DIRECTIONS FOR THIS TASK
Repeat the data word for word. Do not include the pictures.

[BEGIN]

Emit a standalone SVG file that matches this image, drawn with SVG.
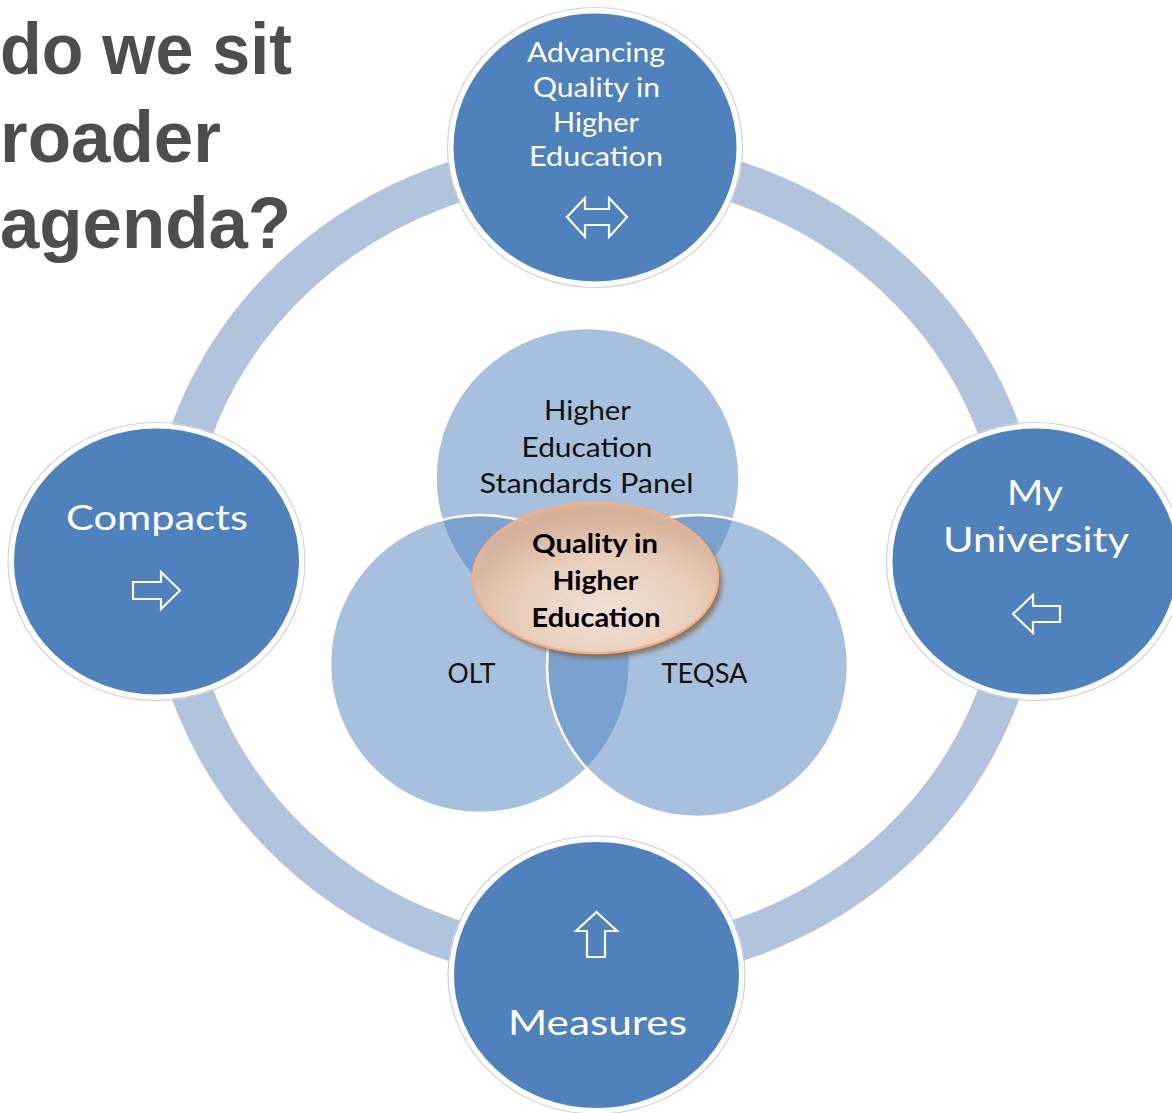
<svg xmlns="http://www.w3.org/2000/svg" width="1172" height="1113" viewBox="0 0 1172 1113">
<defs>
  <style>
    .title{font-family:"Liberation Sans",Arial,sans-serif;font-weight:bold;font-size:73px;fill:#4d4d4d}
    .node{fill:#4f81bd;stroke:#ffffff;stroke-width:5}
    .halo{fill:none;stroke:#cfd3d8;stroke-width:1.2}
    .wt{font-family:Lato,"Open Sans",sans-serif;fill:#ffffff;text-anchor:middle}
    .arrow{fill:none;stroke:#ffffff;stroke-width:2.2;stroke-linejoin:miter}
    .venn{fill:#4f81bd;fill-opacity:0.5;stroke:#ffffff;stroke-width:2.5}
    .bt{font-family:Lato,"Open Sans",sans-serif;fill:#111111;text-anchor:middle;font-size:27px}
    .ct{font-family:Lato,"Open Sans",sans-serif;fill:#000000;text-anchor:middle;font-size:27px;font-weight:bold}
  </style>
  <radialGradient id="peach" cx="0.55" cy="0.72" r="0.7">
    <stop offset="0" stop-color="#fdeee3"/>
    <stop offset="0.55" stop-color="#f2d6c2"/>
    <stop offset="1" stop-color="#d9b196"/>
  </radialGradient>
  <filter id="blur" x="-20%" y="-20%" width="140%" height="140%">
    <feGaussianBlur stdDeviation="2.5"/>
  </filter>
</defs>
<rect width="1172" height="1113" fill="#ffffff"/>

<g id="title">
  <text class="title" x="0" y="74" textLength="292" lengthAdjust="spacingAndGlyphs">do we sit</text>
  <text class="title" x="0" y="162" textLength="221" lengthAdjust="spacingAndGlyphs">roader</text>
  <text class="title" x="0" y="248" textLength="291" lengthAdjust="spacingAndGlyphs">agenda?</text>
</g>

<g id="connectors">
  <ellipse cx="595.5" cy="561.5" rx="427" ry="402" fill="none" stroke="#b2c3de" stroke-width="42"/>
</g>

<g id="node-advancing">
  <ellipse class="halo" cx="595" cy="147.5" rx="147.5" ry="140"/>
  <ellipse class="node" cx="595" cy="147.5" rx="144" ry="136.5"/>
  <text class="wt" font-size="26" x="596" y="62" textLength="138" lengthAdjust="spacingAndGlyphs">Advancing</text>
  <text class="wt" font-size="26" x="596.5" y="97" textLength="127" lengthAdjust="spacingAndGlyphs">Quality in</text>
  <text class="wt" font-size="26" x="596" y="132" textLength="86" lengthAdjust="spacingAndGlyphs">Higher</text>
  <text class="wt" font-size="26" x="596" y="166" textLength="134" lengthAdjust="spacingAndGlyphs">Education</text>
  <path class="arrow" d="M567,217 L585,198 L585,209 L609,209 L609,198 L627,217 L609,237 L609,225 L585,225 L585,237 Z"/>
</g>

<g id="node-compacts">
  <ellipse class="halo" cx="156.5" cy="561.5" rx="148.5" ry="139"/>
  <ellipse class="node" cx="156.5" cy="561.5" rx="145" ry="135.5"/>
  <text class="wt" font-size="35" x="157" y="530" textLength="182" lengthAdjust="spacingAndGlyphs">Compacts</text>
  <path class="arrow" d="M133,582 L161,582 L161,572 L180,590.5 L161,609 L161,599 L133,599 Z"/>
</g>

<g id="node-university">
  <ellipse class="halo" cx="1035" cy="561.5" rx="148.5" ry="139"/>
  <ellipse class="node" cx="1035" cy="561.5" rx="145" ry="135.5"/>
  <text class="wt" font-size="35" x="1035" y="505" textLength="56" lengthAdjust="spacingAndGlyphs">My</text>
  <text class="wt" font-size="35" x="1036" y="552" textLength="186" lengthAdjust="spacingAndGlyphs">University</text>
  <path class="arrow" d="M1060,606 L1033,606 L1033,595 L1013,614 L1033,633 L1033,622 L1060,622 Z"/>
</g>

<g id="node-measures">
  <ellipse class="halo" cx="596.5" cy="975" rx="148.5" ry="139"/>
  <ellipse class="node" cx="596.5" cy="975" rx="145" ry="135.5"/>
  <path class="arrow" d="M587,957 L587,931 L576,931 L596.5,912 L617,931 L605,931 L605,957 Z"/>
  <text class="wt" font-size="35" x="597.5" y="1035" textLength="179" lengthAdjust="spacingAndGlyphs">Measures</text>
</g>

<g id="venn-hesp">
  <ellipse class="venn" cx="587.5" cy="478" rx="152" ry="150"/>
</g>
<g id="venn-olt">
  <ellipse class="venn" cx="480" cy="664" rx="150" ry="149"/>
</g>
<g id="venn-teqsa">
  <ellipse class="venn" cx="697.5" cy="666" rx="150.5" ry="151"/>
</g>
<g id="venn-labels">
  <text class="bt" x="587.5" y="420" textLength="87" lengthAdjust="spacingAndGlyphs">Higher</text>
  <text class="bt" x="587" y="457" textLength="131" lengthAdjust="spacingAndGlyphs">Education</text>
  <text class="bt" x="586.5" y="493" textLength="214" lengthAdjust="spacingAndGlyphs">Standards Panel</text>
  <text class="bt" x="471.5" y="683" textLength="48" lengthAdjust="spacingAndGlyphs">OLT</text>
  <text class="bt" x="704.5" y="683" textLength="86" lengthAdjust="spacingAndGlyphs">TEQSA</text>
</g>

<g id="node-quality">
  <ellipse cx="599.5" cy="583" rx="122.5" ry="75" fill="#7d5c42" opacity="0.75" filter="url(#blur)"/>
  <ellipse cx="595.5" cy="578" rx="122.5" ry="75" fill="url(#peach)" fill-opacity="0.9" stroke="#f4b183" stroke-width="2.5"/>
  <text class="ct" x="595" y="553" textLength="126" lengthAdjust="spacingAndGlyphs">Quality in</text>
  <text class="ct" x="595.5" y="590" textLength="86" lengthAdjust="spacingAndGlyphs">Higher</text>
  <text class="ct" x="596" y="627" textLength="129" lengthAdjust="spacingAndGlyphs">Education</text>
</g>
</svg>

[END]

RESULT OF THIS EXERCISE
Emit a standalone SVG file that matches this image, drawn with SVG.
<svg xmlns="http://www.w3.org/2000/svg" width="1172" height="1113" viewBox="0 0 1172 1113">
<defs>
  <style>
    .title{font-family:"Liberation Sans",Arial,sans-serif;font-weight:bold;font-size:73px;fill:#4d4d4d}
    .node{fill:#4f81bd;stroke:#ffffff;stroke-width:5}
    .halo{fill:none;stroke:#cfd3d8;stroke-width:1.2}
    .wt{font-family:Lato,"Open Sans",sans-serif;fill:#ffffff;text-anchor:middle}
    .arrow{fill:none;stroke:#ffffff;stroke-width:2.2;stroke-linejoin:miter}
    .venn{fill:#4f81bd;fill-opacity:0.5;stroke:#ffffff;stroke-width:2.5}
    .bt{font-family:Lato,"Open Sans",sans-serif;fill:#111111;text-anchor:middle;font-size:27px}
    .ct{font-family:Lato,"Open Sans",sans-serif;fill:#000000;text-anchor:middle;font-size:27px;font-weight:bold}
  </style>
  <radialGradient id="peach" cx="0.55" cy="0.72" r="0.7">
    <stop offset="0" stop-color="#fdeee3"/>
    <stop offset="0.55" stop-color="#f2d6c2"/>
    <stop offset="1" stop-color="#d9b196"/>
  </radialGradient>
  <filter id="blur" x="-20%" y="-20%" width="140%" height="140%">
    <feGaussianBlur stdDeviation="2.5"/>
  </filter>
</defs>
<rect width="1172" height="1113" fill="#ffffff"/>

<g id="title">
  <text class="title" x="0" y="74" textLength="292" lengthAdjust="spacingAndGlyphs">do we sit</text>
  <text class="title" x="0" y="162" textLength="221" lengthAdjust="spacingAndGlyphs">roader</text>
  <text class="title" x="0" y="248" textLength="291" lengthAdjust="spacingAndGlyphs">agenda?</text>
</g>

<g id="connectors">
  <ellipse cx="595.5" cy="561.5" rx="427" ry="402" fill="none" stroke="#b2c3de" stroke-width="42"/>
</g>

<g id="node-advancing">
  <ellipse class="halo" cx="595" cy="147.5" rx="147.5" ry="140"/>
  <ellipse class="node" cx="595" cy="147.5" rx="144" ry="136.5"/>
  <text class="wt" font-size="26" x="596" y="62" textLength="138" lengthAdjust="spacingAndGlyphs">Advancing</text>
  <text class="wt" font-size="26" x="596.5" y="97" textLength="127" lengthAdjust="spacingAndGlyphs">Quality in</text>
  <text class="wt" font-size="26" x="596" y="132" textLength="86" lengthAdjust="spacingAndGlyphs">Higher</text>
  <text class="wt" font-size="26" x="596" y="166" textLength="134" lengthAdjust="spacingAndGlyphs">Education</text>
  <path class="arrow" d="M567,217 L585,198 L585,209 L609,209 L609,198 L627,217 L609,237 L609,225 L585,225 L585,237 Z"/>
</g>

<g id="node-compacts">
  <ellipse class="halo" cx="156.5" cy="561.5" rx="148.5" ry="139"/>
  <ellipse class="node" cx="156.5" cy="561.5" rx="145" ry="135.5"/>
  <text class="wt" font-size="35" x="157" y="530" textLength="182" lengthAdjust="spacingAndGlyphs">Compacts</text>
  <path class="arrow" d="M133,582 L161,582 L161,572 L180,590.5 L161,609 L161,599 L133,599 Z"/>
</g>

<g id="node-university">
  <ellipse class="halo" cx="1035" cy="561.5" rx="148.5" ry="139"/>
  <ellipse class="node" cx="1035" cy="561.5" rx="145" ry="135.5"/>
  <text class="wt" font-size="35" x="1035" y="505" textLength="56" lengthAdjust="spacingAndGlyphs">My</text>
  <text class="wt" font-size="35" x="1036" y="552" textLength="186" lengthAdjust="spacingAndGlyphs">University</text>
  <path class="arrow" d="M1060,606 L1033,606 L1033,595 L1013,614 L1033,633 L1033,622 L1060,622 Z"/>
</g>

<g id="node-measures">
  <ellipse class="halo" cx="596.5" cy="975" rx="148.5" ry="139"/>
  <ellipse class="node" cx="596.5" cy="975" rx="145" ry="135.5"/>
  <path class="arrow" d="M587,957 L587,931 L576,931 L596.5,912 L617,931 L605,931 L605,957 Z"/>
  <text class="wt" font-size="35" x="597.5" y="1035" textLength="179" lengthAdjust="spacingAndGlyphs">Measures</text>
</g>

<g id="venn-hesp">
  <ellipse class="venn" cx="587.5" cy="478" rx="152" ry="150"/>
</g>
<g id="venn-olt">
  <ellipse class="venn" cx="480" cy="664" rx="150" ry="149"/>
</g>
<g id="venn-teqsa">
  <ellipse class="venn" cx="697.5" cy="666" rx="150.5" ry="151"/>
</g>
<g id="venn-labels">
  <text class="bt" x="587.5" y="420" textLength="87" lengthAdjust="spacingAndGlyphs">Higher</text>
  <text class="bt" x="587" y="457" textLength="131" lengthAdjust="spacingAndGlyphs">Education</text>
  <text class="bt" x="586.5" y="493" textLength="214" lengthAdjust="spacingAndGlyphs">Standards Panel</text>
  <text class="bt" x="471.5" y="683" textLength="48" lengthAdjust="spacingAndGlyphs">OLT</text>
  <text class="bt" x="704.5" y="683" textLength="86" lengthAdjust="spacingAndGlyphs">TEQSA</text>
</g>

<g id="node-quality">
  <ellipse cx="599.5" cy="583" rx="122.5" ry="75" fill="#7d5c42" opacity="0.75" filter="url(#blur)"/>
  <ellipse cx="595.5" cy="578" rx="122.5" ry="75" fill="url(#peach)" fill-opacity="0.9" stroke="#f4b183" stroke-width="2.5"/>
  <text class="ct" x="595" y="553" textLength="126" lengthAdjust="spacingAndGlyphs">Quality in</text>
  <text class="ct" x="595.5" y="590" textLength="86" lengthAdjust="spacingAndGlyphs">Higher</text>
  <text class="ct" x="596" y="627" textLength="129" lengthAdjust="spacingAndGlyphs">Education</text>
</g>
</svg>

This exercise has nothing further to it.